### Exercise aim
Reproduce, please, the span of lines beginning at the line with "Reproduce this chart with matplotlib." and ending at the line with "16.74, 20.63, 24.58]", inclusive, minus any pictures.

══ Materials provided ══

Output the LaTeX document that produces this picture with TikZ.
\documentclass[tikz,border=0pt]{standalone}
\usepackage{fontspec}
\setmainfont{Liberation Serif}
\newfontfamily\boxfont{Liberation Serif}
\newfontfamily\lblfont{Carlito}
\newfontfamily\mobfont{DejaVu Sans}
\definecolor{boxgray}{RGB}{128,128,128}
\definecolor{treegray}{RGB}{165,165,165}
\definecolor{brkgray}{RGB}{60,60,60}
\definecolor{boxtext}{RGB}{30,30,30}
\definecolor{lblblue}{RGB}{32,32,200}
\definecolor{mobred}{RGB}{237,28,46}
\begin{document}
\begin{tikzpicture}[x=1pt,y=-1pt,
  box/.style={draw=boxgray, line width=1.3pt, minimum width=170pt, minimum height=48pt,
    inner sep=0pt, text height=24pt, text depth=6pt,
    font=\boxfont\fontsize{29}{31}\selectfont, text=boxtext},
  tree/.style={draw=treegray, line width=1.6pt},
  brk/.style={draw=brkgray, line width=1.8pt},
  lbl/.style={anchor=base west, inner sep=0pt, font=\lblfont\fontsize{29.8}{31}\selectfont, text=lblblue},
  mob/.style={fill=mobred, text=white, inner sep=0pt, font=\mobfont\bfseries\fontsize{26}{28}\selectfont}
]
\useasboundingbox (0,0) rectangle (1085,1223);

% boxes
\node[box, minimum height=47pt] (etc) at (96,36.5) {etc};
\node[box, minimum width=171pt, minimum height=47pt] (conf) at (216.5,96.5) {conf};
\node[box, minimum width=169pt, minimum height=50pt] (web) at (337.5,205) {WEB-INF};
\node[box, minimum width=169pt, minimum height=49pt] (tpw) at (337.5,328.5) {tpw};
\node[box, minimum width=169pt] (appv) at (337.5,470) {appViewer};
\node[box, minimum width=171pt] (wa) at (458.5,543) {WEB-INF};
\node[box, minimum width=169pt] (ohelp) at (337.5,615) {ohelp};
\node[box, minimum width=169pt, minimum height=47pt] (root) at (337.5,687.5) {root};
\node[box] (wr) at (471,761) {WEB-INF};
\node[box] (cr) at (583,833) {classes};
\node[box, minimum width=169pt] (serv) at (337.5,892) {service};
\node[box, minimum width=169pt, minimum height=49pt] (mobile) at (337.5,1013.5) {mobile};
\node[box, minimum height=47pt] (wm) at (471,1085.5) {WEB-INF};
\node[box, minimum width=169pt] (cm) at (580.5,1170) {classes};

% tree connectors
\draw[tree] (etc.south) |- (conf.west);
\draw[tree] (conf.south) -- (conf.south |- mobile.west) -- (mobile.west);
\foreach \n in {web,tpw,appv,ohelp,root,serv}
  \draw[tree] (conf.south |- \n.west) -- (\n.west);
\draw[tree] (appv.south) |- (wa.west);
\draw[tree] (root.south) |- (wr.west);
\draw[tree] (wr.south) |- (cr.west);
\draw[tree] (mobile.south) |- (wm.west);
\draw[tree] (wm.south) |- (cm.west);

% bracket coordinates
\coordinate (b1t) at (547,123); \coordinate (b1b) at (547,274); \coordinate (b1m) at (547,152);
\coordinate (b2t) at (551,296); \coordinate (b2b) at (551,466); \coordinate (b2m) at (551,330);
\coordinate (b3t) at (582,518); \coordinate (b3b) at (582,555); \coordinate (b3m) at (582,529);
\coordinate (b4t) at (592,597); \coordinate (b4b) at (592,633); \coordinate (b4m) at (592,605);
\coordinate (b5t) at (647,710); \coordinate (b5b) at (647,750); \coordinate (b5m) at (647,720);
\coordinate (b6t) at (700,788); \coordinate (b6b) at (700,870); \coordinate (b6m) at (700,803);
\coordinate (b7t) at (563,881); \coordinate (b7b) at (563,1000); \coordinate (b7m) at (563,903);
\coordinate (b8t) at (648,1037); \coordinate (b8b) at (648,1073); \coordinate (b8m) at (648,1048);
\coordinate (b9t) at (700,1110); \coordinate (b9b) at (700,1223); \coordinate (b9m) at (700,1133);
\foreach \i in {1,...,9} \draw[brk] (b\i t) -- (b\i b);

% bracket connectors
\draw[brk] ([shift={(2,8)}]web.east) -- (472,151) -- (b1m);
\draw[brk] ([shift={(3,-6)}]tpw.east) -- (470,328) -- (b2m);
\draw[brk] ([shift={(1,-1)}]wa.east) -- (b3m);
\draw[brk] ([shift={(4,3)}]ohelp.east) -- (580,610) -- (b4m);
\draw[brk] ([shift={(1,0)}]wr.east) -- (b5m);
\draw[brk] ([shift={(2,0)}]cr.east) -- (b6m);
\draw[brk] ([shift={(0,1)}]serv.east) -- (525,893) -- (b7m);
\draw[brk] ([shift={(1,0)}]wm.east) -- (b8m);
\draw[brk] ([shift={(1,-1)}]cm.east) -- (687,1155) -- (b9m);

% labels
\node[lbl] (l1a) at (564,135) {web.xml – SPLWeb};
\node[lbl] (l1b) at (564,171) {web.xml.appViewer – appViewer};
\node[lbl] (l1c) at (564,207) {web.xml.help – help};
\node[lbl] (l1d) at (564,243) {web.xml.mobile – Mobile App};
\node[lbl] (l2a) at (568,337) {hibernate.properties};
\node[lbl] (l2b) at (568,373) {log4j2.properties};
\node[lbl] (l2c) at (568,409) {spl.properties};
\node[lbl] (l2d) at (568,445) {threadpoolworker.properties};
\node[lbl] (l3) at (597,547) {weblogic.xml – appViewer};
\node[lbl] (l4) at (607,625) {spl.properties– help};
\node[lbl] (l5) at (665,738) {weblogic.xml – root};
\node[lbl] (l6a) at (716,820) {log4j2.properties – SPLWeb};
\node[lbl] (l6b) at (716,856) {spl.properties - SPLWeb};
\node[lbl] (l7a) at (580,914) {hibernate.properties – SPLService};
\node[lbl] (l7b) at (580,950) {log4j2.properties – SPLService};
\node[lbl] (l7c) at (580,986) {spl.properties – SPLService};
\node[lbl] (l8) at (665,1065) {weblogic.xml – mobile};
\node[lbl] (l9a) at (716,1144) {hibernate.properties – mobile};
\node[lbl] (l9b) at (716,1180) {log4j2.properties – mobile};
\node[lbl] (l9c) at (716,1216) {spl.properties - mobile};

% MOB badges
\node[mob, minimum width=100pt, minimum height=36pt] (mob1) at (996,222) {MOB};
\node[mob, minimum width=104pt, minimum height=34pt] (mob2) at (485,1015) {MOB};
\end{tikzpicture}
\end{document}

═══
══ Materials provided ══

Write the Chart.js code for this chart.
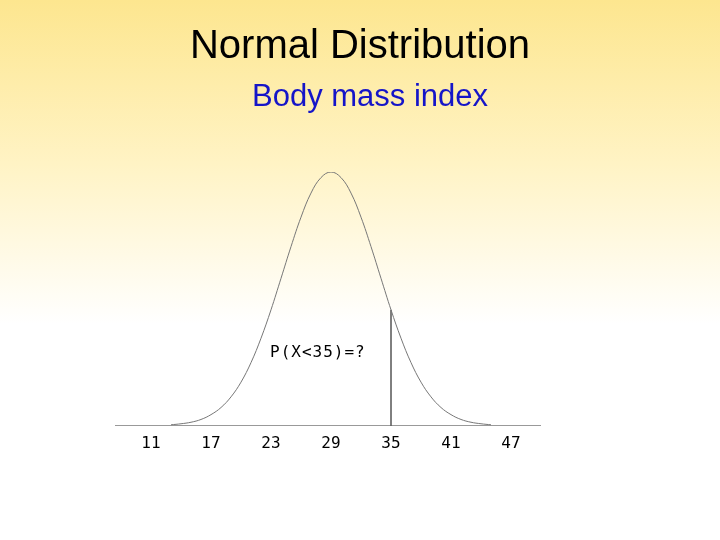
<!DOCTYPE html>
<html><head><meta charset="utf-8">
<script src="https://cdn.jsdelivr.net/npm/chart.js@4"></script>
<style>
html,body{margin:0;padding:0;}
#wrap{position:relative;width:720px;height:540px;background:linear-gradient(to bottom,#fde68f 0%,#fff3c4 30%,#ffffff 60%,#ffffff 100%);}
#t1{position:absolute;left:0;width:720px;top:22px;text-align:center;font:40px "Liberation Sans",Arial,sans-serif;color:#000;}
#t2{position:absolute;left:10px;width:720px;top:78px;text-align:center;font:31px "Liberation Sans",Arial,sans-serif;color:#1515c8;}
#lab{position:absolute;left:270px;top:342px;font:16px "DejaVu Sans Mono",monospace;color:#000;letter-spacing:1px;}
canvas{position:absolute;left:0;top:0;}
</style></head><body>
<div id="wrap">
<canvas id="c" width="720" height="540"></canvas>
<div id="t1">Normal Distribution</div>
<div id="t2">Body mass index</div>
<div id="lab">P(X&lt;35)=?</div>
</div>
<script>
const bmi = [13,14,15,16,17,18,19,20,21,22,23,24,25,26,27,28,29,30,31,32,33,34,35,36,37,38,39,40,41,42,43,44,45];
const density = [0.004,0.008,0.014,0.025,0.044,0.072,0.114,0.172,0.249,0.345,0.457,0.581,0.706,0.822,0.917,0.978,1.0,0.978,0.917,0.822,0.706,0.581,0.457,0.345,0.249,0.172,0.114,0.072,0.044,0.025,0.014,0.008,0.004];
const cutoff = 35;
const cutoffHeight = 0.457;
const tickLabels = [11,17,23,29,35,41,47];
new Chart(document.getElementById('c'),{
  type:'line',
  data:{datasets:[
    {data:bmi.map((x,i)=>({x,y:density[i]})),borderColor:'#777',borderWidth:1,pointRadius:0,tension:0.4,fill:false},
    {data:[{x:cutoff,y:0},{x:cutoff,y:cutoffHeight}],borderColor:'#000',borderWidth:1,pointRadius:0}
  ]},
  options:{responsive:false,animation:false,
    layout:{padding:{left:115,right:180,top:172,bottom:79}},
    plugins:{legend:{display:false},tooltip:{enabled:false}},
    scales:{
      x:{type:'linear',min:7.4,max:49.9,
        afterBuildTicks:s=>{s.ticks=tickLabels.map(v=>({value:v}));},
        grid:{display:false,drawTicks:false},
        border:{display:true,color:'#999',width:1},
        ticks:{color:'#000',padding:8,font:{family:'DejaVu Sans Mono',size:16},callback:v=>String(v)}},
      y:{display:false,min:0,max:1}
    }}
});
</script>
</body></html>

═══
══ Materials provided ══

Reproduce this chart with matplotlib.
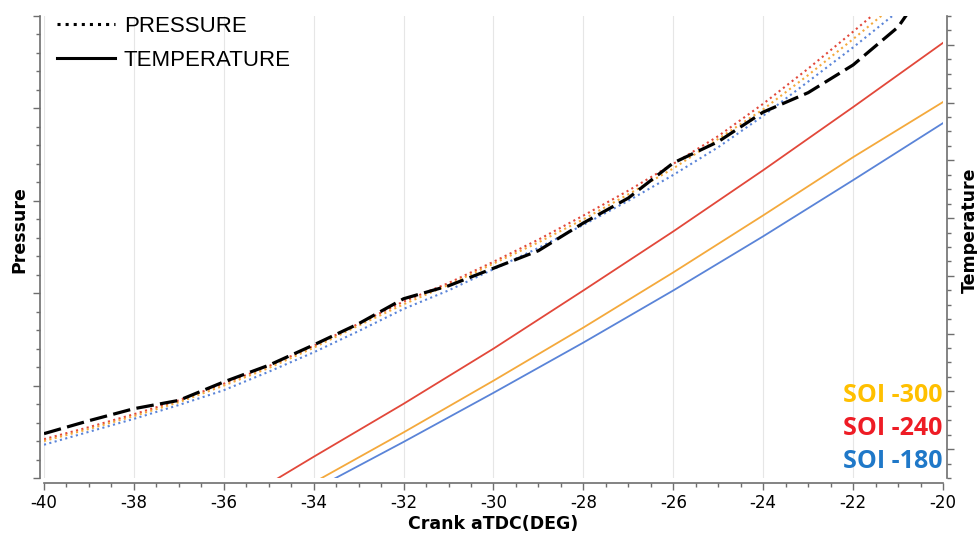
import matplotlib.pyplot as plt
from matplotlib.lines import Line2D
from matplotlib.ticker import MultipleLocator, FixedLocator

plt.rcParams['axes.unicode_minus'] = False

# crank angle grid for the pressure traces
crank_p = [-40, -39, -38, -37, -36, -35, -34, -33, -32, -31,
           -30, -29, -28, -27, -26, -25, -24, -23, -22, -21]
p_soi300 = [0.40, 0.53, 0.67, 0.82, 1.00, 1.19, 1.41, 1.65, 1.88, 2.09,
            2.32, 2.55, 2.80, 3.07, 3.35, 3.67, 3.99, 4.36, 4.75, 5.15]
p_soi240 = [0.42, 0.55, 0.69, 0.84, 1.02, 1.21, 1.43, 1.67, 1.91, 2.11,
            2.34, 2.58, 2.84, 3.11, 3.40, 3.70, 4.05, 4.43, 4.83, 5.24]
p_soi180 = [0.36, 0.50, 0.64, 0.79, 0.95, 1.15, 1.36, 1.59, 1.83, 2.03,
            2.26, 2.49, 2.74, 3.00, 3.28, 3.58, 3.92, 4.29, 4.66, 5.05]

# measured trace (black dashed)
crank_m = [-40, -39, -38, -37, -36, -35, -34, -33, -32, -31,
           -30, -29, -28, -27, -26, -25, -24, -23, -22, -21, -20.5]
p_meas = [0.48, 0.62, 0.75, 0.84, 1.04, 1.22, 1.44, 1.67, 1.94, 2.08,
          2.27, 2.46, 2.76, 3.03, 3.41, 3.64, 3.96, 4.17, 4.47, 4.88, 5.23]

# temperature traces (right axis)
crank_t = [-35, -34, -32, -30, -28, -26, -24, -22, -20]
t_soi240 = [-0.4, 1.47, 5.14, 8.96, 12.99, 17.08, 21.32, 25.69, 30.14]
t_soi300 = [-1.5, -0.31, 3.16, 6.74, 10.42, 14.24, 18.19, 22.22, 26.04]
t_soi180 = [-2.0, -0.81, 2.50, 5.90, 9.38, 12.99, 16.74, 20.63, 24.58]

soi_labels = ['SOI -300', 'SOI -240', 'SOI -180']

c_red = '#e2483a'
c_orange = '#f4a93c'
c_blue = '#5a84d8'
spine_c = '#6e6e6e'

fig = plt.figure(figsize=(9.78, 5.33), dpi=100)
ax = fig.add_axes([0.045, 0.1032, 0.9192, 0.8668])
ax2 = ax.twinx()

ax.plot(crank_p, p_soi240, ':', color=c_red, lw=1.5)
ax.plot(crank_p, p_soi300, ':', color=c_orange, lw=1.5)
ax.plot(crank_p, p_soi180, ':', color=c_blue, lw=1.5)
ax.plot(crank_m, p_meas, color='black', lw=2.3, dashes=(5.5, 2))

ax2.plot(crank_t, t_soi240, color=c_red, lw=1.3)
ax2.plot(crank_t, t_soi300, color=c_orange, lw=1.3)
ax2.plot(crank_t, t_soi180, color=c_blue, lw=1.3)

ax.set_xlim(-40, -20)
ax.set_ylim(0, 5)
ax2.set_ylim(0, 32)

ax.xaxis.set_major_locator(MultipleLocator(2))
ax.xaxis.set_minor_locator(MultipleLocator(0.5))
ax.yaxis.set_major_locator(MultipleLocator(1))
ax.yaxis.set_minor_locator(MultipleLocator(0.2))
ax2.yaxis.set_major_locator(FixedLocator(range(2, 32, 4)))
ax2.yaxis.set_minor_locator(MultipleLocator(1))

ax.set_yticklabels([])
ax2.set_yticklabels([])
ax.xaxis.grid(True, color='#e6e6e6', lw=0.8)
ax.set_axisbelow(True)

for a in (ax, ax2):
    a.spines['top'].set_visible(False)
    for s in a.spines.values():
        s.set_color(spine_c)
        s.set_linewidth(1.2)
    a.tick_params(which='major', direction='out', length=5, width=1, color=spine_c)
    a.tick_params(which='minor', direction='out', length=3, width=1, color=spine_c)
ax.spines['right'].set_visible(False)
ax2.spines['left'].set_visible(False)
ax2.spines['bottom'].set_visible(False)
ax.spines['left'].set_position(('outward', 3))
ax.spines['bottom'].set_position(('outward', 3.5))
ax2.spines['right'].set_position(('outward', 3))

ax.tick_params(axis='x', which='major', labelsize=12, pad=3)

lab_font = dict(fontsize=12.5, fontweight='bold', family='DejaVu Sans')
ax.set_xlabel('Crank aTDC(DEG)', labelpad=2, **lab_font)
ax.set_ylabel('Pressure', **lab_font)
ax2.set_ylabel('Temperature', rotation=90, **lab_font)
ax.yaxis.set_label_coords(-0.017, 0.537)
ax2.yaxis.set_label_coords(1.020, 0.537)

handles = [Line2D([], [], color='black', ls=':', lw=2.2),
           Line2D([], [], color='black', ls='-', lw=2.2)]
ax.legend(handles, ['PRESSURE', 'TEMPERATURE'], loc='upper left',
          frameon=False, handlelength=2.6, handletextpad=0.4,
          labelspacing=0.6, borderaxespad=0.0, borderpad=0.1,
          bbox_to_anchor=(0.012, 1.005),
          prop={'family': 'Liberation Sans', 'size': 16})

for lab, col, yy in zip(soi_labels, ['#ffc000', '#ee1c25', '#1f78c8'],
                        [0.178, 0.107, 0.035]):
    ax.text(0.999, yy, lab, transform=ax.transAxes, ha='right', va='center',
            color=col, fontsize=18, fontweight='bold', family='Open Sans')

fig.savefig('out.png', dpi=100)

═══

### The answer
Reproduce this chart with matplotlib.
import matplotlib.pyplot as plt
from matplotlib.lines import Line2D
from matplotlib.ticker import MultipleLocator, FixedLocator

plt.rcParams['axes.unicode_minus'] = False

# crank angle grid for the pressure traces
crank_p = [-40, -39, -38, -37, -36, -35, -34, -33, -32, -31,
           -30, -29, -28, -27, -26, -25, -24, -23, -22, -21]
p_soi300 = [0.40, 0.53, 0.67, 0.82, 1.00, 1.19, 1.41, 1.65, 1.88, 2.09,
            2.32, 2.55, 2.80, 3.07, 3.35, 3.67, 3.99, 4.36, 4.75, 5.15]
p_soi240 = [0.42, 0.55, 0.69, 0.84, 1.02, 1.21, 1.43, 1.67, 1.91, 2.11,
            2.34, 2.58, 2.84, 3.11, 3.40, 3.70, 4.05, 4.43, 4.83, 5.24]
p_soi180 = [0.36, 0.50, 0.64, 0.79, 0.95, 1.15, 1.36, 1.59, 1.83, 2.03,
            2.26, 2.49, 2.74, 3.00, 3.28, 3.58, 3.92, 4.29, 4.66, 5.05]

# measured trace (black dashed)
crank_m = [-40, -39, -38, -37, -36, -35, -34, -33, -32, -31,
           -30, -29, -28, -27, -26, -25, -24, -23, -22, -21, -20.5]
p_meas = [0.48, 0.62, 0.75, 0.84, 1.04, 1.22, 1.44, 1.67, 1.94, 2.08,
          2.27, 2.46, 2.76, 3.03, 3.41, 3.64, 3.96, 4.17, 4.47, 4.88, 5.23]

# temperature traces (right axis)
crank_t = [-35, -34, -32, -30, -28, -26, -24, -22, -20]
t_soi240 = [-0.4, 1.47, 5.14, 8.96, 12.99, 17.08, 21.32, 25.69, 30.14]
t_soi300 = [-1.5, -0.31, 3.16, 6.74, 10.42, 14.24, 18.19, 22.22, 26.04]
t_soi180 = [-2.0, -0.81, 2.50, 5.90, 9.38, 12.99, 16.74, 20.63, 24.58]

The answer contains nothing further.